─── Available records

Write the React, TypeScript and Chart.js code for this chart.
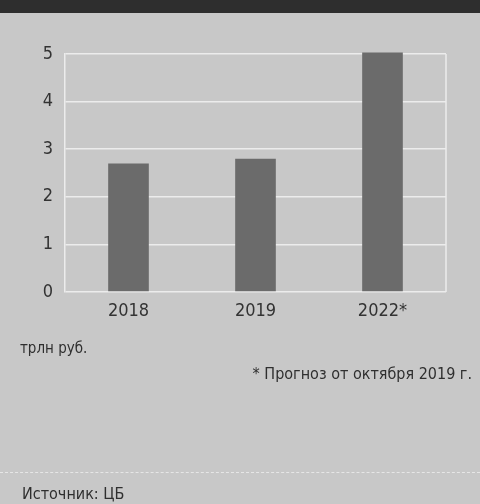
import { useEffect, useRef } from "react";
import { Chart, registerables } from "chart.js";

Chart.register(...registerables);

const categories = ["2018", "2019", "2022*"];
const values = [2.7, 2.8, 5.03];
const yMin = 0;
const yMax = 5;
const yStep = 1;

const unitLabel = "трлн руб.";
const footnote = "* Прогноз от октября 2019 г.";
const source = "Источник: ЦБ";

const FONT = "'DejaVu Sans Condensed', 'Liberation Sans Narrow', 'DejaVu Sans', sans-serif";

const rightBorder = {
  id: "rightBorder",
  afterDraw(chart: any) {
    const { ctx, chartArea } = chart;
    ctx.save();
    ctx.strokeStyle = "#ececec";
    ctx.lineWidth = 1.5;
    ctx.beginPath();
    ctx.moveTo(chartArea.right, chartArea.top);
    ctx.lineTo(chartArea.right, chartArea.bottom);
    ctx.stroke();
    ctx.restore();
  },
};

export default function App() {
  const ref = useRef<HTMLCanvasElement | null>(null);

  useEffect(() => {
    if (!ref.current) return;
    const chart = new Chart(ref.current, {
      type: "bar",
      data: {
        labels: categories,
        datasets: [
          {
            data: values,
            backgroundColor: "#6b6b6b",
            borderWidth: 0,
            barPercentage: 0.32,
            categoryPercentage: 1,
            clip: false as any,
          },
        ],
      },
      options: {
        animation: false,
        responsive: false,
        layout: { padding: { top: 54, right: 34, bottom: 172, left: 0 } },
        plugins: {
          legend: { display: false },
          tooltip: { enabled: false },
        },
        scales: {
          x: {
            grid: { display: false, drawTicks: false },
            border: { display: false },
            ticks: {
              color: "#333",
              font: { family: FONT, size: 18 },
              padding: 9,
            },
            afterFit: (s: any) => {
              s.height = 40;
            },
          },
          y: {
            min: yMin,
            max: yMax,
            grid: { color: "#ececec", lineWidth: 1.5, drawTicks: false },
            border: { display: true, color: "#ececec", width: 1.5 },
            ticks: {
              stepSize: yStep,
              color: "#333",
              font: { family: FONT, size: 18 },
              padding: 12,
            },
            afterFit: (s: any) => {
              s.width = 65;
            },
          },
        },
      },
      plugins: [rightBorder],
    });
    return () => chart.destroy();
  }, []);

  const text = (s: string, style: any) => (
    <div
      style={{
        position: "absolute",
        fontFamily: FONT,
        color: "#2f2f2f",
        lineHeight: "1",
        whiteSpace: "nowrap",
        ...style,
      }}
    >
      {s}
    </div>
  );

  return (
    <div
      style={{
        position: "absolute",
        left: 0,
        top: 0,
        width: 480,
        height: 504,
        background: "#c8c8c8",
        overflow: "hidden",
      }}
    >
      <div
        style={{
          position: "absolute",
          left: 0,
          top: 0,
          width: 480,
          height: 13,
          background: "#2e2e2e",
        }}
      />
      <canvas
        ref={ref}
        width={480}
        height={504}
        style={{ position: "absolute", left: 0, top: 0 }}
      />
      {text(unitLabel, { left: 20, top: 341, fontSize: 15 })}
      {text(footnote, { right: 8, top: 366, fontSize: 16 })}
      <div
        style={{
          position: "absolute",
          left: 0,
          top: 472,
          width: 480,
          borderTop: "1.5px dashed #e6e6e6",
        }}
      />
      {text(source, { left: 22, top: 486, fontSize: 16 })}
    </div>
  );
}
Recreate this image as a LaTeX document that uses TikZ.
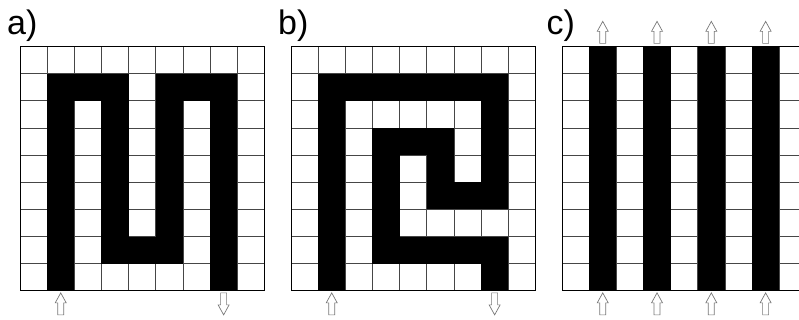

──────

- [Problem requirements] Take the records above from their first line through the line with "const yStep = 1;" and set those lines down word for word, minus the pictures.

- [Correct answer]
Write the React, TypeScript and Chart.js code for this chart.
import { useEffect, useRef } from "react";
import { Chart, registerables } from "chart.js";

Chart.register(...registerables);

const categories = ["2018", "2019", "2022*"];
const values = [2.7, 2.8, 5.03];
const yMin = 0;
const yMax = 5;
const yStep = 1;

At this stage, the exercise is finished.